Work — in the sense of getting paid for one’s labor — is no longer the primary means of maintaining this stability. One man, an employee of a technology company, said that he is no longer paid a salary, but instead receives company stock. He sees his job as keeping the share price as high as possible. (If you want a micro example of how a disaster like Enron could happen, here it is.)

What these people have in common is that they aspired to live in such a place. All started out relatively poor and worked their way up, which is the social model that neoconservatives like best, since it obviates the entitlements and big government they hate. Economically, these people are not the mainstream — 93 percent of America’s wealth is held by 20 percent of its citizens — but they epitomize the cultural identity that the current administration favors.

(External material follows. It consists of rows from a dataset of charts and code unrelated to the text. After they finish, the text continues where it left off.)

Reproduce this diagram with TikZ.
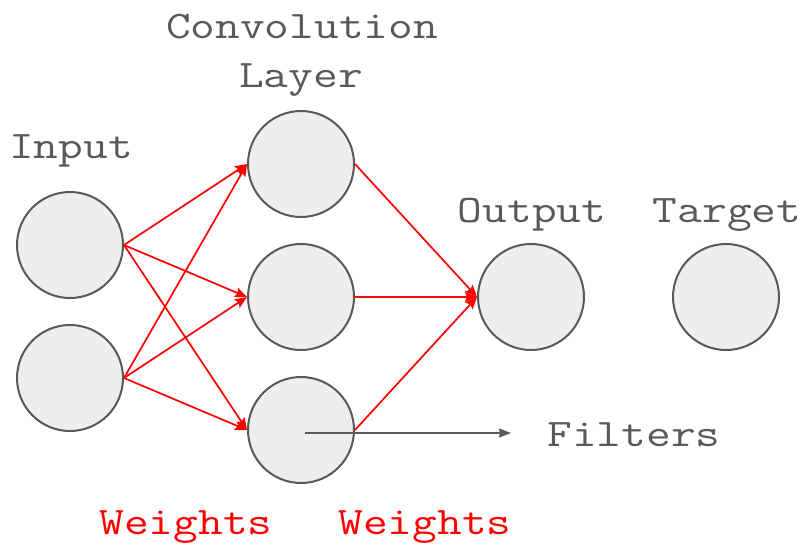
\documentclass[tikz,border=0pt]{standalone}
\usepackage{fontspec}
\setmonofont[FakeStretch=1.23]{Latin Modern Mono}
\usetikzlibrary{arrows.meta}
\definecolor{ink}{HTML}{595959}
\definecolor{cellfill}{HTML}{EEEEEE}
\tikzset{
  neuron/.style={circle, draw=ink, fill=cellfill, line width=2pt, minimum size=106pt, inner sep=0pt},
  caption/.style={text=ink, font=\ttfamily\fontsize{39}{44}\selectfont, inner sep=0pt},
  redcap/.style={text=red, font=\ttfamily\fontsize{39}{44}\selectfont, inner sep=0pt},
  weight/.style={draw=red, line width=1.7pt, -{Stealth[length=12pt,width=10pt,inset=2pt]}},
  pointer/.style={draw=ink, line width=1.7pt, -{Stealth[length=12pt,width=9pt,inset=1pt]}}
}
\begin{document}
\begin{tikzpicture}[x=1pt,y=-1pt]
  \useasboundingbox (0,0) rectangle (805,544);
  % neurons
  \node[neuron] (i1) at (70,245) {};
  \node[neuron] (i2) at (70,378) {};
  \node[neuron] (c1) at (301,164) {};
  \node[neuron] (c2) at (301,297) {};
  \node[neuron] (c3) at (301,430) {};
  \node[neuron] (o) at (531,297) {};
  \node[neuron] (t) at (726,297) {};
  % labels
  \node[caption] (lconv) at (302,27) {Convolution};
  \node[caption] (llayer) at (301,80) {Layer};
  \node[caption] (lin) at (71,151) {Input};
  \node[caption] (lout) at (532,215) {Output};
  \node[caption] (ltgt) at (727,215) {Target};
  \node[caption] (lfil) at (634,435) {Filters};
  \node[redcap] (w1) at (186,527) {Weights};
  \node[redcap] (w2) at (425,527) {Weights};
  % input -> convolution
  \foreach \a in {i1,i2}
    \foreach \b in {c1,c2,c3}
      \draw[weight] (\a.east) -- (\b.west);
  % convolution -> output
  \foreach \b in {c1,c2,c3}
    \draw[weight] (\b.east) -- (o.west);
  % filters pointer
  \coordinate (fs) at (305,433);
  \coordinate (fe) at (511,433);
  \draw[pointer] (fs) -- (fe);
\end{tikzpicture}
\end{document}
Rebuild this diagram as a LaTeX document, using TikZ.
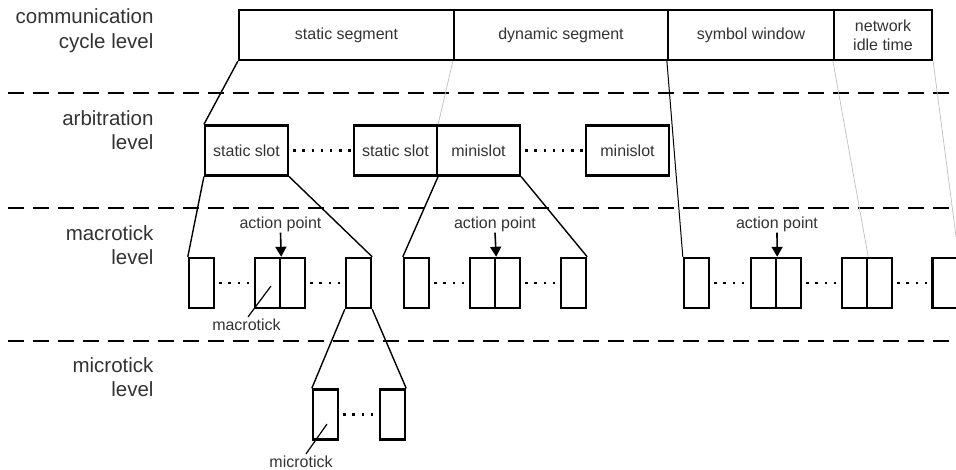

What makes this idea peculiarly American is the total absence of noblesse oblige, a concept that U.S. Defense Secretary Donald Rumsfeld would surely attribute to “the Old Europe.” More significant is the belief that success itself is a kind of zero-sum game. “We’ll enjoy this as long as we can,” said a woman right after she and her husband moved into one of the community’s huge, sprawling houses. The couple who lived in the house before them could no longer afford it.

Because it can all change tomorrow and not everyone can achieve the dream (though everyone is supposedly free to pursue it), protecting that dream is very important. “What’s the point of having gates?” complained one woman about a municipal proposal to build a new public school on land inside the community; a move that would mean nonresidents could enter. It doesn’t take a great leap of imagination to see how such a defensive impulse can extrapolate into paranoia about threats to “our way of life.”

What the neocons share with the inhabitants of gated communities is a belief that everyone wants what they want (thus the attendant belief that the rest of the world “envies” America). Consequently, they openly admit that “extreme materialism,” as one woman puts it, is worth fighting for. According to conservative columnist George Will, it’s every American’s right to own a gas-guzzling SUV not because it’s a free country, but because they’re fun to drive.

What the program revealed, perhaps inadvertently, is a cultural attitude that equates achievement with the right to not have to listen to others’ opinions. As long as you’re on top, you can ignore everyone else. The only scene in the documentary that included a reference to the war showed a man jogging on a treadmill with the TV in the background reporting troop buildups. He looked as if he was in his own little world.